Raven & Co is unable to obtain sufficient appropriate evidence relating to the research expenses. Given the limitation imposed by management, the auditor will be unable to form a conclusion about the occurrence, completeness, accuracy or classification of the associated expenses.
ISA 705 (Revised) Modifications to the Opinion in the Independent Auditor’s Report requires that when management imposes a limitation on the scope of the audit, the auditor should request that they remove the limitation. If management refuses, the auditor should communicate the matter to those charged with governance, explaining the implications of the matter and the impact on this year’s audit opinion. In addition, as this is a matter which is likely to arise again in future audits, the auditor should stress that the compound effect of this and the likelihood that there may be development cost implications to consider in the future may give rise to both a material and pervasive matter, which would give rise to a disclaimer of opinion.
As well as the implications on the auditor’s report, those charged with governance should be informed that in accordance with ISA 210 Agreeing the Terms of Audit Engagements, the auditor may not be able to accept the audit engagement in the future if management continues to impose the limitation on the scope of the auditor’s work and the auditor believes that it may result in them disclaiming their opinion.
In the current year under these circumstances, it will be necessary to issue a modified opinion. Given the claimed value of the expenses, it is likely that the matter will be considered material but not pervasive to the financial statements and a qualified opinion will be issued.
A ‘Basis for Qualified Opinion’ paragraph should be included immediately after the audit opinion describing the matter giving rise to the modification.
Fire
Audit procedures have confirmed that the matter has been satisfactorily reflected in the financial statements. There are therefore no misstatements relevant to this matter and no modification to the audit opinion is necessary.

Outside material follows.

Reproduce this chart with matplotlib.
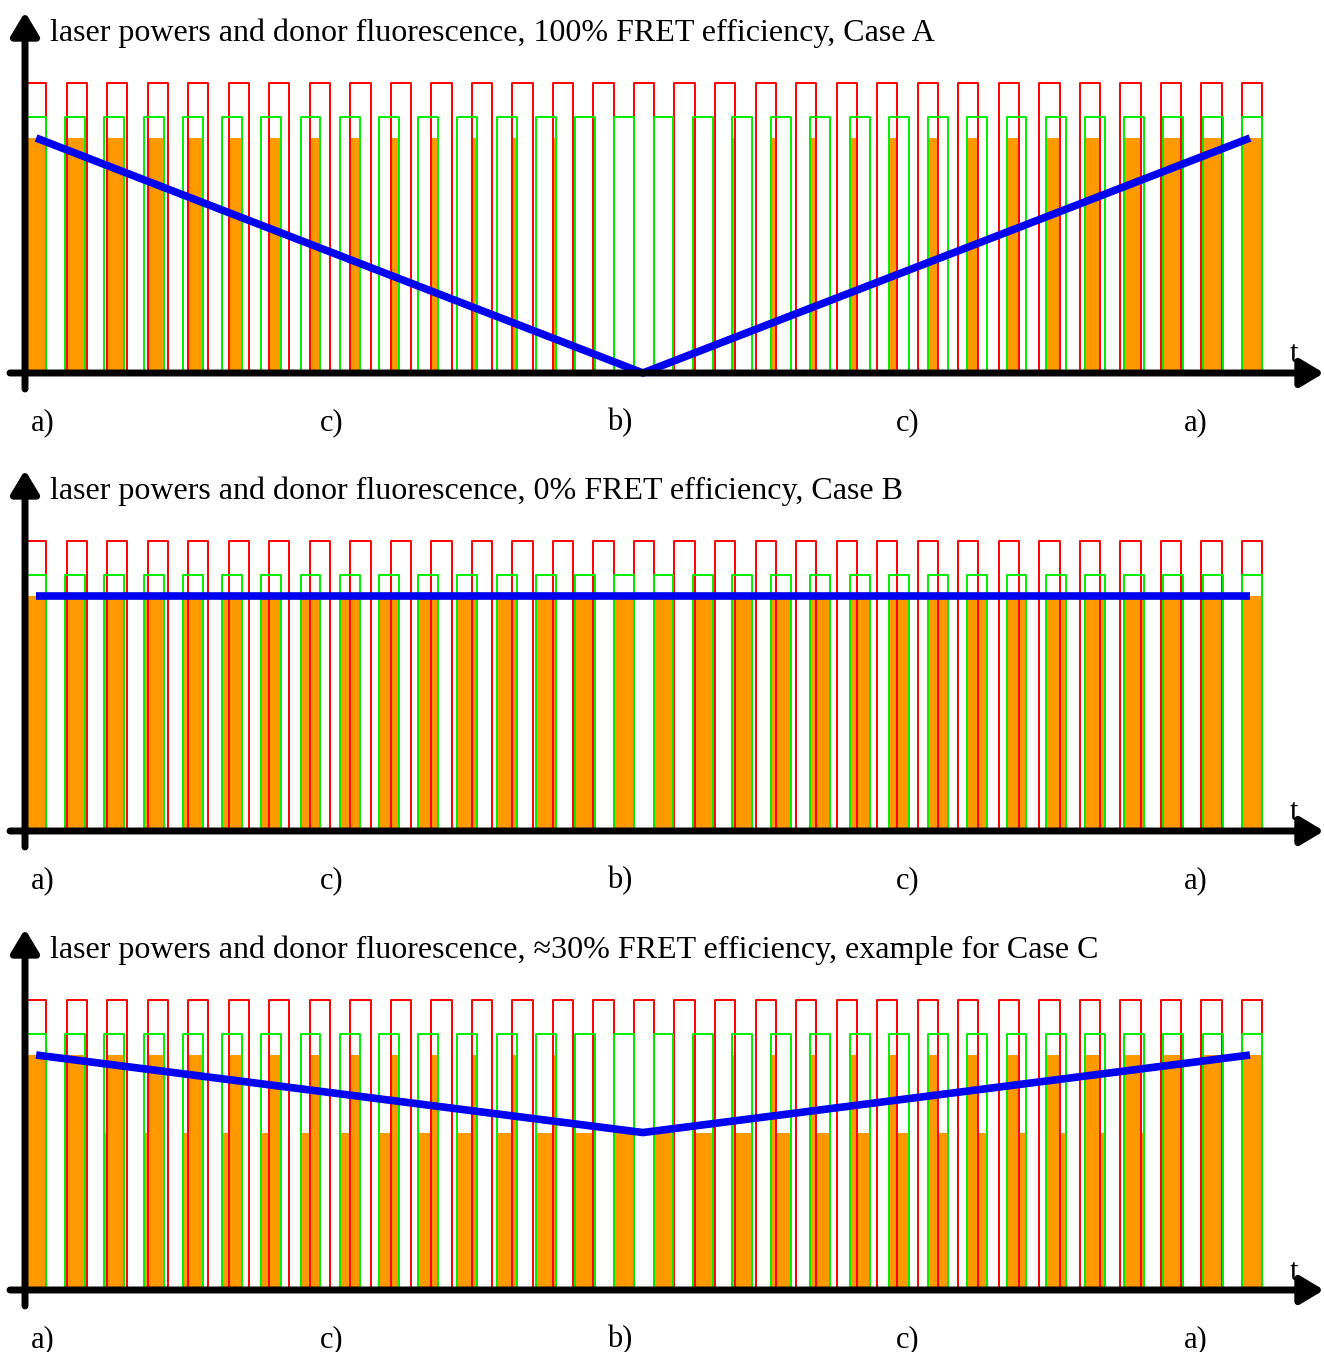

However, the accident caused the temporary suspension of operations for a number of months, with a significant impact on the results for the year. Overall, the associated reduction in sales and the expenses relating to the repairs have contributed to a $46 million reduction in profits. This may make interpretation of the current year’s results difficult. Crow Co is still unable to operate at full capacity, so the matter will continue to affect performance in the following year.
This represents a major catastrophe which has had and continues to have a significant effect on the company’s financial position. The disclosures provided by management in relation to this constitute a matter of fundamental importance to users, and should be referred to in an emphasis of matter paragraph by Raven & Co, as described in ISA 706 (Revised) Emphasis of Matter Paragraphs and Other Matter Paragraphs in the Independent Auditor’s Report.
The auditor should include the paragraph in a separate section of the auditor’s report with an appropriate heading that includes the term ‘emphasis of matter’. It may be appropriate for the paragraph to be entitled ‘Emphasis of matter – effects of a fire.’ The placement of the paragraph depends on the auditor’s judgement in terms of the significance and the nature of the matter being described. It is likely that in these circumstances it should be placed directly after the basis for qualified opinion paragraph.
The paragraph should clearly reference the matter being emphasised including a reference to where the full description of the matter may be found in the financial statements. The paragraph should make it clear that the audit opinion is not modified in respect of this matter.